▶ _Recorded data_:

--- Start ---

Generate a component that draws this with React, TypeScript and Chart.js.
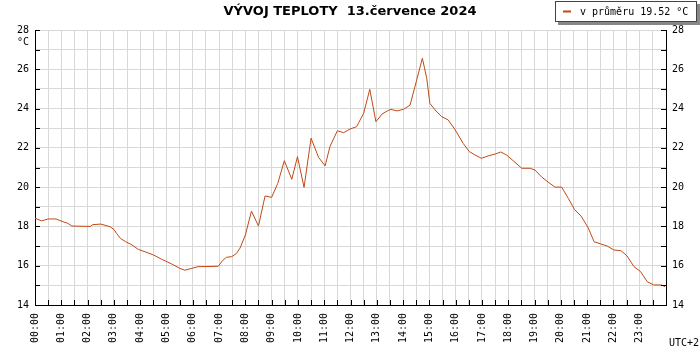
import React, { useEffect, useRef } from "react";
import { Chart, registerables } from "chart.js";

Chart.register(...registerables);

const titleText = "VÝVOJ TEPLOTY  13.července 2024";
const legendText = "v průměru 19.52 °C";
const unitText = "°C";
const tzText = "UTC+2";

const hourLabels = [
  "00:00", "01:00", "02:00", "03:00", "04:00", "05:00", "06:00", "07:00",
  "08:00", "09:00", "10:00", "11:00", "12:00", "13:00", "14:00", "15:00",
  "16:00", "17:00", "18:00", "19:00", "20:00", "21:00", "22:00", "23:00",
];

// minutes after midnight
const minutes = [
  0, 15, 30, 48, 57, 66, 75, 84, 126, 132, 150, 171, 180, 186, 195, 207, 219, 236,
  251, 270, 289, 312, 330, 342, 358, 372, 418, 428, 437, 449, 460, 468, 480, 494,
  510, 525, 540, 554, 569, 586, 599, 614, 630, 647, 662, 673, 690, 704, 719, 734,
  750, 764, 778, 792, 804, 812, 826, 841, 856, 871, 884, 894, 901, 913, 928, 943,
  959, 977, 991, 1004, 1019, 1034, 1051, 1063, 1076, 1091, 1111, 1130, 1141, 1157,
  1175, 1187, 1202, 1217, 1231, 1246, 1262, 1276, 1291, 1306, 1321, 1337, 1351,
  1367, 1382, 1397, 1412, 1430, 1438,
];

const temps = [
  18.42, 18.28, 18.38, 18.38, 18.3, 18.22, 18.16, 18.02, 18.0, 18.09, 18.12, 17.99,
  17.85, 17.65, 17.39, 17.22, 17.09, 16.83, 16.71, 16.55, 16.33, 16.09, 15.87, 15.77,
  15.87, 15.95, 15.97, 16.26, 16.43, 16.46, 16.63, 16.9, 17.56, 18.78, 18.02, 19.55,
  19.48, 20.19, 21.35, 20.4, 21.55, 19.99, 22.49, 21.52, 21.08, 22.06, 22.87, 22.77,
  22.96, 23.08, 23.76, 24.98, 23.33, 23.72, 23.88, 23.96, 23.88, 23.96, 24.18, 25.45,
  26.56, 25.54, 24.27, 23.93, 23.59, 23.42, 22.91, 22.23, 21.81, 21.64, 21.47, 21.59,
  21.69, 21.79, 21.64, 21.35, 20.96, 20.96, 20.87, 20.5, 20.19, 20.0, 20.0, 19.43,
  18.87, 18.53, 17.95, 17.22, 17.11, 17.0, 16.8, 16.77, 16.5, 15.95, 15.7, 15.19,
  15.02, 15.02, 14.93,
];

const LINE_COLOR = "#c04a14";
const MONO = "'DejaVu Sans Mono', monospace";

const decorPlugin = {
  id: "decor",
  afterDraw(chart: any) {
    const ctx = chart.ctx;
    const area = chart.chartArea;
    const x = chart.scales.x;
    const y = chart.scales.y;
    ctx.save();
    // inward tick marks
    ctx.strokeStyle = "#000";
    ctx.lineWidth = 1;
    ctx.beginPath();
    y.ticks.forEach((t: any) => {
      const py = Math.round(y.getPixelForValue(t.value)) + 0.5;
      ctx.moveTo(area.left, py);
      ctx.lineTo(area.left + 5, py);
      ctx.moveTo(area.right, py);
      ctx.lineTo(area.right - 5, py);
    });
    x.ticks.forEach((t: any) => {
      const px = Math.round(x.getPixelForValue(t.value)) + 0.5;
      ctx.moveTo(px, area.bottom);
      ctx.lineTo(px, area.bottom - 5);
    });
    ctx.stroke();

    // title
    ctx.fillStyle = "#000";
    ctx.font = "bold 13px 'DejaVu Sans', sans-serif";
    ctx.textAlign = "center";
    ctx.textBaseline = "middle";
    ctx.fillText(titleText, 350, 12);

    // unit & timezone
    ctx.font = "10px " + MONO;
    ctx.textAlign = "right";
    ctx.fillText(unitText, 29, 42);
    ctx.textAlign = "left";
    ctx.fillText(tzText, 669, 343);

    // legend box
    ctx.fillStyle = "#888";
    ctx.fillRect(558, 4, 142, 21);
    ctx.fillStyle = "#fff";
    ctx.fillRect(555, 1, 142, 21);
    ctx.strokeStyle = "#444";
    ctx.strokeRect(555.5, 1.5, 141, 20);
    ctx.strokeStyle = LINE_COLOR;
    ctx.lineWidth = 2;
    ctx.beginPath();
    ctx.moveTo(563, 11.5);
    ctx.lineTo(571, 11.5);
    ctx.stroke();
    ctx.fillStyle = "#000";
    ctx.font = "10px " + MONO;
    ctx.textAlign = "left";
    ctx.fillText(legendText, 580, 12);
    ctx.restore();
  },
};

export default function App() {
  const ref = useRef<HTMLCanvasElement | null>(null);
  useEffect(() => {
    if (!ref.current) return;
    const data = minutes.map((m, i) => ({ x: m / 60, y: temps[i] }));
    const chart = new Chart(ref.current, {
      type: "line",
      data: {
        datasets: [
          {
            label: legendText,
            data,
            borderColor: LINE_COLOR,
            borderWidth: 1,
            pointRadius: 0,
            tension: 0,
            fill: false,
            yAxisID: "y",
          },
        ],
      },
      options: {
        animation: false,
        responsive: false,
        events: [],
        layout: { padding: { top: 30, left: 0, right: 0, bottom: 0 } },
        plugins: {
          legend: { display: false },
          title: { display: false },
          tooltip: { enabled: false },
        },
        scales: {
          x: {
            type: "linear",
            min: 0,
            max: 24,
            afterFit: (s: any) => {
              s.height = 45;
            },
            grid: { color: "#d8d8d8", drawTicks: false, lineWidth: 1 },
            border: { display: true, color: "#000", width: 1 },
            ticks: {
              stepSize: 0.5,
              autoSkip: false,
              maxRotation: 90,
              minRotation: 90,
              padding: 8,
              color: "#000",
              font: { family: MONO, size: 10 },
              callback: (v: any) => {
                const n = Number(v);
                if (Number.isInteger(n) && n < 24) return hourLabels[n];
                return "";
              },
            },
          },
          y: {
            position: "left",
            min: 14,
            max: 28,
            afterFit: (s: any) => {
              s.width = 35;
            },
            grid: { color: "#d8d8d8", drawTicks: false, lineWidth: 1 },
            border: { display: true, color: "#000", width: 1 },
            ticks: {
              stepSize: 1,
              padding: 6,
              color: "#000",
              font: { family: MONO, size: 10 },
              callback: (v: any) => (Number(v) % 2 === 0 ? String(v) : ""),
            },
          },
          y2: {
            position: "right",
            min: 14,
            max: 28,
            display: true,
            afterFit: (s: any) => {
              s.width = 34;
            },
            grid: { drawOnChartArea: false, drawTicks: false },
            border: { display: true, color: "#000", width: 1 },
            ticks: {
              stepSize: 1,
              padding: 6,
              color: "#000",
              font: { family: MONO, size: 10 },
              callback: (v: any) => (Number(v) % 2 === 0 ? String(v) : ""),
            },
          },
        },
      },
      plugins: [decorPlugin],
    });
    return () => chart.destroy();
  }, []);
  return (
    <div style={{ position: "fixed", left: 0, top: 0, width: 700, height: 350, background: "#fff" }}>
      <canvas ref={ref} width={700} height={350} style={{ display: "block" }} />
    </div>
  );
}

--- End ---

▶ _Given request_: Skipping the pictures, transcribe each line above exactly as it appears.

▶ _Solution to the problem_:
Generate a component that draws this with React, TypeScript and Chart.js.
import React, { useEffect, useRef } from "react";
import { Chart, registerables } from "chart.js";

Chart.register(...registerables);

const titleText = "VÝVOJ TEPLOTY  13.července 2024";
const legendText = "v průměru 19.52 °C";
const unitText = "°C";
const tzText = "UTC+2";

const hourLabels = [
  "00:00", "01:00", "02:00", "03:00", "04:00", "05:00", "06:00", "07:00",
  "08:00", "09:00", "10:00", "11:00", "12:00", "13:00", "14:00", "15:00",
  "16:00", "17:00", "18:00", "19:00", "20:00", "21:00", "22:00", "23:00",
];

// minutes after midnight
const minutes = [
  0, 15, 30, 48, 57, 66, 75, 84, 126, 132, 150, 171, 180, 186, 195, 207, 219, 236,
  251, 270, 289, 312, 330, 342, 358, 372, 418, 428, 437, 449, 460, 468, 480, 494,
  510, 525, 540, 554, 569, 586, 599, 614, 630, 647, 662, 673, 690, 704, 719, 734,
  750, 764, 778, 792, 804, 812, 826, 841, 856, 871, 884, 894, 901, 913, 928, 943,
  959, 977, 991, 1004, 1019, 1034, 1051, 1063, 1076, 1091, 1111, 1130, 1141, 1157,
  1175, 1187, 1202, 1217, 1231, 1246, 1262, 1276, 1291, 1306, 1321, 1337, 1351,
  1367, 1382, 1397, 1412, 1430, 1438,
];

const temps = [
  18.42, 18.28, 18.38, 18.38, 18.3, 18.22, 18.16, 18.02, 18.0, 18.09, 18.12, 17.99,
  17.85, 17.65, 17.39, 17.22, 17.09, 16.83, 16.71, 16.55, 16.33, 16.09, 15.87, 15.77,
  15.87, 15.95, 15.97, 16.26, 16.43, 16.46, 16.63, 16.9, 17.56, 18.78, 18.02, 19.55,
  19.48, 20.19, 21.35, 20.4, 21.55, 19.99, 22.49, 21.52, 21.08, 22.06, 22.87, 22.77,
  22.96, 23.08, 23.76, 24.98, 23.33, 23.72, 23.88, 23.96, 23.88, 23.96, 24.18, 25.45,
  26.56, 25.54, 24.27, 23.93, 23.59, 23.42, 22.91, 22.23, 21.81, 21.64, 21.47, 21.59,
  21.69, 21.79, 21.64, 21.35, 20.96, 20.96, 20.87, 20.5, 20.19, 20.0, 20.0, 19.43,
  18.87, 18.53, 17.95, 17.22, 17.11, 17.0, 16.8, 16.77, 16.5, 15.95, 15.7, 15.19,
  15.02, 15.02, 14.93,
];

const LINE_COLOR = "#c04a14";
const MONO = "'DejaVu Sans Mono', monospace";

const decorPlugin = {
  id: "decor",
  afterDraw(chart: any) {
    const ctx = chart.ctx;
    const area = chart.chartArea;
    const x = chart.scales.x;
    const y = chart.scales.y;
    ctx.save();
    // inward tick marks
    ctx.strokeStyle = "#000";
    ctx.lineWidth = 1;
    ctx.beginPath();
    y.ticks.forEach((t: any) => {
      const py = Math.round(y.getPixelForValue(t.value)) + 0.5;
      ctx.moveTo(area.left, py);
      ctx.lineTo(area.left + 5, py);
      ctx.moveTo(area.right, py);
      ctx.lineTo(area.right - 5, py);
    });
    x.ticks.forEach((t: any) => {
      const px = Math.round(x.getPixelForValue(t.value)) + 0.5;
      ctx.moveTo(px, area.bottom);
      ctx.lineTo(px, area.bottom - 5);
    });
    ctx.stroke();

    // title
    ctx.fillStyle = "#000";
    ctx.font = "bold 13px 'DejaVu Sans', sans-serif";
    ctx.textAlign = "center";
    ctx.textBaseline = "middle";
    ctx.fillText(titleText, 350, 12);

    // unit & timezone
    ctx.font = "10px " + MONO;
    ctx.textAlign = "right";
    ctx.fillText(unitText, 29, 42);
    ctx.textAlign = "left";
    ctx.fillText(tzText, 669, 343);

    // legend box
    ctx.fillStyle = "#888";
    ctx.fillRect(558, 4, 142, 21);
    ctx.fillStyle = "#fff";
    ctx.fillRect(555, 1, 142, 21);
    ctx.strokeStyle = "#444";
    ctx.strokeRect(555.5, 1.5, 141, 20);
    ctx.strokeStyle = LINE_COLOR;
    ctx.lineWidth = 2;
    ctx.beginPath();
    ctx.moveTo(563, 11.5);
    ctx.lineTo(571, 11.5);
    ctx.stroke();
    ctx.fillStyle = "#000";
    ctx.font = "10px " + MONO;
    ctx.textAlign = "left";
    ctx.fillText(legendText, 580, 12);
    ctx.restore();
  },
};

export default function App() {
  const ref = useRef<HTMLCanvasElement | null>(null);
  useEffect(() => {
    if (!ref.current) return;
    const data = minutes.map((m, i) => ({ x: m / 60, y: temps[i] }));
    const chart = new Chart(ref.current, {
      type: "line",
      data: {
        datasets: [
          {
            label: legendText,
            data,
            borderColor: LINE_COLOR,
            borderWidth: 1,
            pointRadius: 0,
            tension: 0,
            fill: false,
            yAxisID: "y",
          },
        ],
      },
      options: {
        animation: false,
        responsive: false,
        events: [],
        layout: { padding: { top: 30, left: 0, right: 0, bottom: 0 } },
        plugins: {
          legend: { display: false },
          title: { display: false },
          tooltip: { enabled: false },
        },
        scales: {
          x: {
            type: "linear",
            min: 0,
            max: 24,
            afterFit: (s: any) => {
              s.height = 45;
            },
            grid: { color: "#d8d8d8", drawTicks: false, lineWidth: 1 },
            border: { display: true, color: "#000", width: 1 },
            ticks: {
              stepSize: 0.5,
              autoSkip: false,
              maxRotation: 90,
              minRotation: 90,
              padding: 8,
              color: "#000",
              font: { family: MONO, size: 10 },
              callback: (v: any) => {
                const n = Number(v);
                if (Number.isInteger(n) && n < 24) return hourLabels[n];
                return "";
              },
            },
          },
          y: {
            position: "left",
            min: 14,
            max: 28,
            afterFit: (s: any) => {
              s.width = 35;
            },
            grid: { color: "#d8d8d8", drawTicks: false, lineWidth: 1 },
            border: { display: true, color: "#000", width: 1 },
            ticks: {
              stepSize: 1,
              padding: 6,
              color: "#000",
              font: { family: MONO, size: 10 },
              callback: (v: any) => (Number(v) % 2 === 0 ? String(v) : ""),
            },
          },
          y2: {
            position: "right",
            min: 14,
            max: 28,
            display: true,
            afterFit: (s: any) => {
              s.width = 34;
            },
            grid: { drawOnChartArea: false, drawTicks: false },
            border: { display: true, color: "#000", width: 1 },
            ticks: {
              stepSize: 1,
              padding: 6,
              color: "#000",
              font: { family: MONO, size: 10 },
              callback: (v: any) => (Number(v) % 2 === 0 ? String(v) : ""),
            },
          },
        },
      },
      plugins: [decorPlugin],
    });
    return () => chart.destroy();
  }, []);
  return (
    <div style={{ position: "fixed", left: 0, top: 0, width: 700, height: 350, background: "#fff" }}>
      <canvas ref={ref} width={700} height={350} style={{ display: "block" }} />
    </div>
  );
}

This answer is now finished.